9.08.2005

Des parlementaires à Rome

La Croix

Le groupe de spiritualité des assemblées parlementaires vient de terminer un séjour au Vatican, où les hommes politiques ont pu découvrir la pensée du pape
Se sentir petits, face à la foule, universelle, rassemblée place Saint-Pierre pour l’audience générale de Benoît XVI, hier. «Petits» aussi, auprès des Petites Sœurs de Jésus de Charles de Foucauld, en écoutant lors d’une célébration, un matin, leurs témoignages de vie auprès des plus pauvres. Petits, enfin, devant les grottes de Subiaco, où saint Benoît médita, il y a mille cinq cents ans…
L’expérience est nouvelle, pour ces 28 hommes politiques habitués à tenir les premiers rangs. Et pourtant, c’est bien le sentiment dominant qui ressort du pèlerinage d’une semaine à Rome, que le groupe de spiritualité des assemblées parlementaires a terminé mercredi 7 septembre.
«Chaque année, nous organisons un pèlerinage. Cette année, Rome était incontournable» constate le président, Bernard Seillier, sénateur (RDSE) de l’Aveyron. Au programme, donc, prières, mais aussi information auprès des autorités de l’Église. Les députés et sénateurs ont ainsi rencontré le cardinal Walter Kasper, président du Conseil pontifical pour la promotion de l’unité des chrétiens, le cardinal Georges Cottier, théologien de la maison pontificale, le cardinal Paul Poupard, président du Conseil pontifical pour la culture, et Mgr Michael Fitzgerald, président du Conseil pour le dialogue interreligieux, ainsi que Mgr Renato Boccardo, secrétaire général de l’État de la cité du Vatican, et la communauté de Sant’Egidio.

"Nous sommes venus avec nos préoccupations"

De la situation française, il fut peu question.
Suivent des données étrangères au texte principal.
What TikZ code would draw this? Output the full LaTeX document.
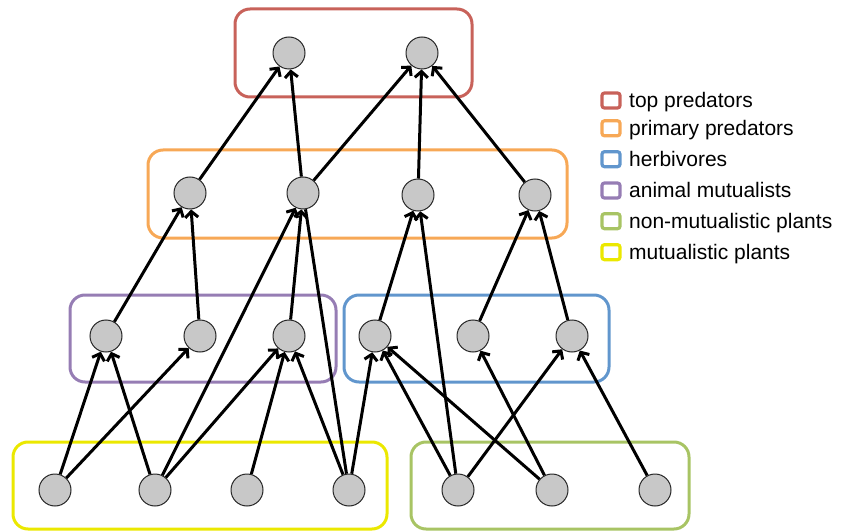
\documentclass[tikz,border=0pt]{standalone}
\usepackage{fontspec}
\setmainfont{Liberation Sans}
\usetikzlibrary{arrows.meta}
\definecolor{cred}{RGB}{200,98,90}
\definecolor{corange}{RGB}{247,168,86}
\definecolor{cblue}{RGB}{97,150,205}
\definecolor{cpurple}{RGB}{150,125,180}
\definecolor{cgreen}{RGB}{168,196,100}
\definecolor{cyellow}{RGB}{235,232,0}
\definecolor{nodegray}{RGB}{200,200,200}
\tikzset{
  sp/.style={circle, fill=nodegray, draw=black!85, line width=1pt, minimum size=32pt, inner sep=0pt},
  group/.style={draw=#1, line width=3pt, rounded corners=15pt},
  link/.style={line width=3pt, -{Straight Barb[length=6pt,width=13pt,line width=3pt]}},
  plain/.style={line width=3pt},
  lgbox/.style={draw=#1, line width=3.2pt, fill=white, rounded corners=2.5pt, minimum width=18pt, minimum height=15pt, inner sep=0pt},
  lgtext/.style={anchor=base west, inner sep=0pt, font=\fontsize{21pt}{24pt}\selectfont}
}
\begin{document}
\begin{tikzpicture}[x=1pt,y=-1pt]
\useasboundingbox (0,0) rectangle (846,532);
% group boxes
\draw[group=cred] (235,9) rectangle (472,97);
\draw[group=corange] (148,150) rectangle (567,238);
\draw[group=cpurple] (70,295) rectangle (336,382);
\draw[group=cblue] (344,295) rectangle (609,382);
\draw[group=cyellow] (13,442) rectangle (387,529);
\draw[group=cgreen] (411,442) rectangle (689,529);
% nodes
\node[sp] (T1) at (289,53) {};
\node[sp] (T2) at (422,53) {};
\node[sp] (P1) at (190,193) {};
\node[sp] (P2) at (303,193) {};
\node[sp] (P3) at (418,195) {};
\node[sp] (P4) at (535,195) {};
\node[sp] (A1) at (106,336) {};
\node[sp] (A2) at (200,336) {};
\node[sp] (A3) at (289,336) {};
\node[sp] (H1) at (375,336) {};
\node[sp] (H2) at (473,336) {};
\node[sp] (H3) at (572,336) {};
\node[sp] (M1) at (55,490) {};
\node[sp] (M2) at (155,490) {};
\node[sp] (M3) at (247,490) {};
\node[sp] (M4) at (349,490) {};
\node[sp] (N1) at (458,490) {};
\node[sp] (N2) at (552,490) {};
\node[sp] (N3) at (655,490) {};
% edges
\draw[link] (P1) -- (T1);
\draw[link] (P2) -- (T1);
\draw[link] (P2) -- (T2);
\draw[link] (P3) -- (T2);
\draw[link] (P4) -- (T2);
\draw[link] (A1) -- (P1);
\draw[link] (A2) -- (P1);
\draw[link] (M2) -- (P2);
\draw[link] (A3) -- (P2);
\draw[plain] (M4) -- (P2);
\draw[link] (H1) -- (P3);
\draw[link] (N1) -- (P3);
\draw[link] (H2) -- (P4);
\draw[link] (H3) -- (P4);
\draw[link] (M1) -- (A1);
\draw[link] (M2) -- (A1);
\draw[link] (M1) -- (A2);
\draw[link] (M2) -- (A3);
\draw[link] (M3) -- (A3);
\draw[link] (M4) -- (A3);
\draw[link] (M4) -- (H1);
\draw[link] (N1) -- (H1);
\draw[link] (N2) -- (H1);
\draw[link] (N2) -- (H2);
\draw[link] (N1) -- (H3);
\draw[link] (N3) -- (H3);
% legend
\node[lgbox=cred] (L1) at (611,100.5) {};
\node[lgbox=corange] (L2) at (611,128.3) {};
\node[lgbox=cblue] (L3) at (611,159.2) {};
\node[lgbox=cpurple] (L4) at (611,190.5) {};
\node[lgbox=cgreen] (L5) at (611,221.2) {};
\node[lgbox=cyellow] (L6) at (611,252.2) {};
\node[lgtext] (t1) at (629,107.5) {top predators};
\node[lgtext] (t2) at (629,135.3) {primary predators};
\node[lgtext] (t3) at (629,166.2) {herbivores};
\node[lgtext] (t4) at (629,197.5) {animal mutualists};
\node[lgtext] (t5) at (629,228.2) {non-mutualistic plants};
\node[lgtext] (t6) at (629,259.2) {mutualistic plants};
\end{tikzpicture}
\end{document}
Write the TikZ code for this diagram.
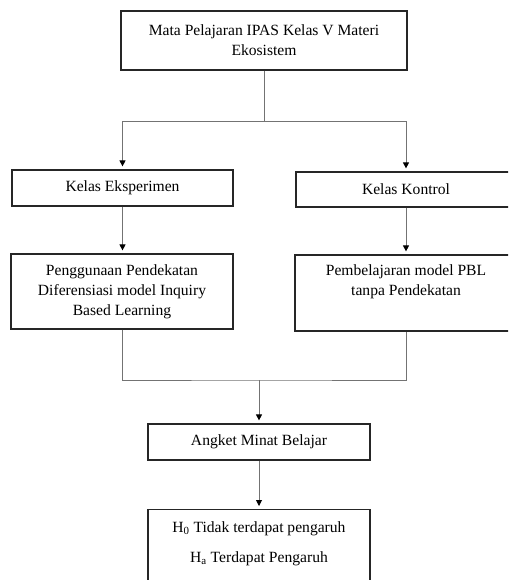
\documentclass[tikz,border=0pt]{standalone}
\usepackage{fontspec}
\setmainfont{Liberation Serif}
\usetikzlibrary{arrows.meta}
\begin{document}
\begin{tikzpicture}[x=1pt,y=-1pt,
  box/.style={draw=black!85,line width=1.2pt,inner sep=0pt,align=center,font=\fontsize{15.6}{20}\selectfont},
  conn/.style={draw=black!55,line width=0.9pt},
  arr/.style={conn,-{Triangle[length=6pt,width=6pt,color=black]},shorten >=3pt}]
\useasboundingbox (0,0) rectangle (508,580);
\clip (0,0) rectangle (508,580);

\node[box,minimum width=286pt,minimum height=59pt] (mapel) at (264,40.5) {Mata Pelajaran IPAS Kelas V Materi\\Ekosistem};

\node[box,minimum width=221pt,minimum height=36pt] (kelasE) at (122.5,188) {Kelas Eksperimen};
\node[box,minimum width=220pt,minimum height=35pt] (kelasK) at (406,189.5) {Kelas Kontrol};

\node[box,minimum width=222pt,minimum height=75pt] (pbl) at (122,291.5) {Penggunaan Pendekatan\\Diferensiasi model Inquiry\\Based Learning};
\node[box,minimum width=222pt,minimum height=76pt] (tanpa) at (406,293) {Pembelajaran model PBL\\tanpa Pendekatan\\\strut};

\node[box,minimum width=222pt,minimum height=36pt] (angket) at (259,442) {Angket Minat Belajar};
\node[box,minimum width=222pt,inner ysep=12pt,anchor=north] (hipotesis) at (259,509) {H\textsubscript{0} Tidak terdapat pengaruh\\[10pt]H\textsubscript{a} Terdapat Pengaruh\\[10pt]\strut};

% connectors
\coordinate (j1) at (264,121);
\coordinate (j2) at (259,380);
\draw[conn] (mapel.south) -- (j1);
\draw[arr] (j1) -| (kelasE.north);
\draw[arr] (j1) -| (kelasK.north);
\draw[arr] (kelasE.south) -- (kelasE.south |- pbl.north);
\draw[arr] (kelasK.south) -- (kelasK.south |- tanpa.north);
\draw[conn] (pbl.south) |- (j2) -| (tanpa.south);
\draw[arr] (j2) -- (angket.north);
\draw[arr] (angket.south) -- (hipotesis.north);
\end{tikzpicture}
\end{document}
Même si, note au passage Bernard Seillier, «nous mesurons ici combien, en France, la laïcité que nous défendons pourtant est parfois poussée jusqu’à l’absurde : la foi est comme gommée de tous les discours et préoccupations, alors qu’elle porte souvent sur l’essentiel.» Les parlementaires ont cependant interrogé le cardinal Kasper sur les tentatives de réconciliation avec la Fraternité Saint-Pie X : «Il nous a expliqué qu’il s’agissait d’un processus qui prendrait du temps, en vue de réaliser l’unité, à l’image de la démarche œcuménique appliquée pour les autres confessions chrétiennes.» Mais c’est surtout pour écouter que les sénateurs et les parlementaires ont fait le voyage.
«Nous sommes venus avec nos préoccupations, explique André Flajolet, député (UMP) du Pas-de-Calais, et en premier lieu, les problèmes éthiques.» Bernadette Dupont, sénatrice (apparentée UMP) des Yvelines, ne cache pas son inquiétude, au sortir de ce pèlerinage. «Nos interlocuteurs nous ont expliqué combien les jeunes, ceux qui étaient présents à Cologne, sont ouverts aux exigences que leur propose Benoît XVI. Or, nous, comme parlementaires, nous sommes de plus en plus amenés à voter des lois en contradiction avec ce chemin-là, parce que l’on nous explique qu’il faut s’adapter à la société. Où est notre vrai boulot, là-dedans ?», s’interroge-t-elle.
Plus nuancé, Hugues Portelli, sénateur (UMP) du Val-d’Oise, exprime aussi la difficulté pour un homme politique de séparer les différents niveaux, «celui de l’exigence religieuse, et morale, et la recherche du bien commun, qui est notre objectif». Avec cette préoccupation, que résume André Flajolet : «Comment un élu chrétien peut-il interpréter ce questionnement de la foi, dans un monde qui n’est majoritairement plus chrétien ?»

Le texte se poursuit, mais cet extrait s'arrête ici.